**DATASET EXTRACT:**
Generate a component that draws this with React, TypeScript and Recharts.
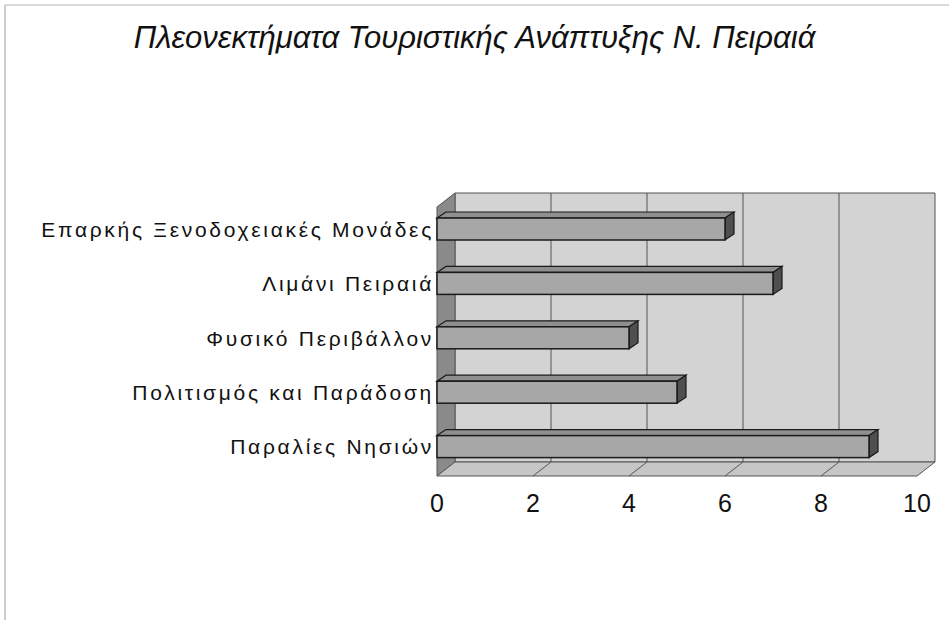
import React from 'react';
import { BarChart, Bar, XAxis, YAxis, ReferenceArea, ReferenceLine } from 'recharts';

const categories = [
  'Επαρκής Ξενοδοχειακές Μονάδες',
  'Λιμάνι Πειραιά',
  'Φυσικό Περιβάλλον',
  'Πολιτισμός και Παράδοση',
  'Παραλίες Νησιών',
];
const scores = [6, 7, 4, 5, 9];
const xTicks = [0, 2, 4, 6, 8, 10];
const innerGrid = [2, 4, 6, 8];

const data = categories.map((name, i) => ({ name, value: scores[i] }));

const FONT = '"Liberation Sans", Arial, sans-serif';

// wall depth (3D look of the plot box)
const WDX = 18;
const WDY = 14;
// bar depth
const BDX = 9;
const BDY = 6;

const Walls = (props: any) => {
  const { x, y, width, height } = props;
  const front = y + height + 2;
  const back = front - WDY;
  const top = y - 9;
  return (
    <g>
      <polygon
        points={`${x + WDX},${top} ${x + width + WDX},${top} ${x + width + WDX},${back} ${x + WDX},${back}`}
        fill="#d3d3d3"
        stroke="#555"
        strokeWidth={1}
      />
      <polygon
        points={`${x},${top + WDY} ${x + WDX},${top} ${x + WDX},${back} ${x},${front}`}
        fill="#8a8a8a"
        stroke="#555"
        strokeWidth={1}
      />
      <polygon
        points={`${x},${front} ${x + WDX},${back} ${x + width + WDX},${back} ${x + width},${front}`}
        fill="#c6c6c6"
        stroke="#555"
        strokeWidth={1}
      />
    </g>
  );
};

const GridLine3D = (props: any) => {
  const { x1, y1, y2 } = props;
  const yTop = Math.min(y1, y2);
  const yBot = Math.max(y1, y2);
  const front = yBot + 2;
  const back = front - WDY;
  return (
    <g>
      <line x1={x1 + WDX} y1={yTop - 9} x2={x1 + WDX} y2={back} stroke="#555" strokeWidth={1} />
      <line x1={x1} y1={front} x2={x1 + WDX} y2={back} stroke="#555" strokeWidth={1} />
    </g>
  );
};

const Bar3D = (props: any) => {
  const { x, y, width, height } = props;
  if (width <= 0) return null;
  return (
    <g>
      <polygon
        points={`${x},${y} ${x + BDX},${y - BDY} ${x + width + BDX},${y - BDY} ${x + width},${y}`}
        fill="#8f8f8f"
        stroke="#1a1a1a"
        strokeWidth={1.2}
      />
      <polygon
        points={`${x + width},${y} ${x + width + BDX},${y - BDY} ${x + width + BDX},${y + height - BDY} ${x + width},${y + height}`}
        fill="#4f4f4f"
        stroke="#1a1a1a"
        strokeWidth={1.2}
      />
      <rect x={x} y={y} width={width} height={height} fill="#a7a7a7" stroke="#1a1a1a" strokeWidth={1.5} />
    </g>
  );
};

const CategoryTick = (props: any) => {
  const { x, y, payload } = props;
  return (
    <text
      x={x}
      y={y}
      dy="0.36em"
      textAnchor="end"
      fill="#111"
      fontFamily={FONT}
      fontSize={21}
      letterSpacing={2.7}
    >
      {payload.value}
    </text>
  );
};

export default function App() {
  return (
    <div style={{ position: 'absolute', left: 0, top: 0, width: 949, height: 632, background: '#fff' }}>
      <svg width={949} height={632} style={{ position: 'absolute', left: 0, top: 0 }}>
        <line x1={5} y1={5} x2={5} y2={620} stroke="#9a9a9a" strokeWidth={1} />
        <line x1={5} y1={5} x2={949} y2={5} stroke="#b5b5b5" strokeWidth={1} />
      </svg>
      <div
        style={{
          position: 'absolute',
          left: 0,
          top: 20,
          width: 949,
          textAlign: 'center',
          fontFamily: FONT,
          fontStyle: 'italic',
          fontSize: 31,
          color: '#111',
        }}
      >
        Πλεονεκτήματα Τουριστικής Ανάπτυξης Ν. Πειραιά
      </div>
      <div style={{ position: 'absolute', left: 0, top: 0 }}>
        <BarChart
          width={949}
          height={632}
          data={data}
          layout="vertical"
          margin={{ top: 202, right: 32, bottom: 128, left: 17 }}
        >
          <ReferenceArea x1={0} x2={10} shape={<Walls />} ifOverflow="visible" zIndex={-20} />
          {innerGrid.map((v) => (
            <ReferenceLine key={v} x={v} shape={<GridLine3D />} ifOverflow="visible" zIndex={-10} />
          ))}
          <XAxis
            type="number"
            domain={[0, 10]}
            ticks={xTicks}
            axisLine={false}
            tickLine={false}
            tickSize={0}
            tickMargin={20}
            tick={{ fontSize: 25, fill: '#111', fontFamily: FONT }}
            interval={0}
          />
          <YAxis
            type="category"
            dataKey="name"
            width={420}
            axisLine={false}
            tickLine={false}
            tickSize={0}
            tickMargin={3}
            tick={<CategoryTick />}
            interval={0}
          />
          <Bar dataKey="value" barSize={22} shape={<Bar3D />} isAnimationActive={false} />
        </BarChart>
      </div>
    </div>
  );
}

**TASK TO CARRY OUT:** From the opening line of the listing above through the line bearing "const data = categories.map((name, i)", repeat each line exactly. Drop every picture.

**RIGHT ANSWER:**
Generate a component that draws this with React, TypeScript and Recharts.
import React from 'react';
import { BarChart, Bar, XAxis, YAxis, ReferenceArea, ReferenceLine } from 'recharts';

const categories = [
  'Επαρκής Ξενοδοχειακές Μονάδες',
  'Λιμάνι Πειραιά',
  'Φυσικό Περιβάλλον',
  'Πολιτισμός και Παράδοση',
  'Παραλίες Νησιών',
];
const scores = [6, 7, 4, 5, 9];
const xTicks = [0, 2, 4, 6, 8, 10];
const innerGrid = [2, 4, 6, 8];

const data = categories.map((name, i) => ({ name, value: scores[i] }));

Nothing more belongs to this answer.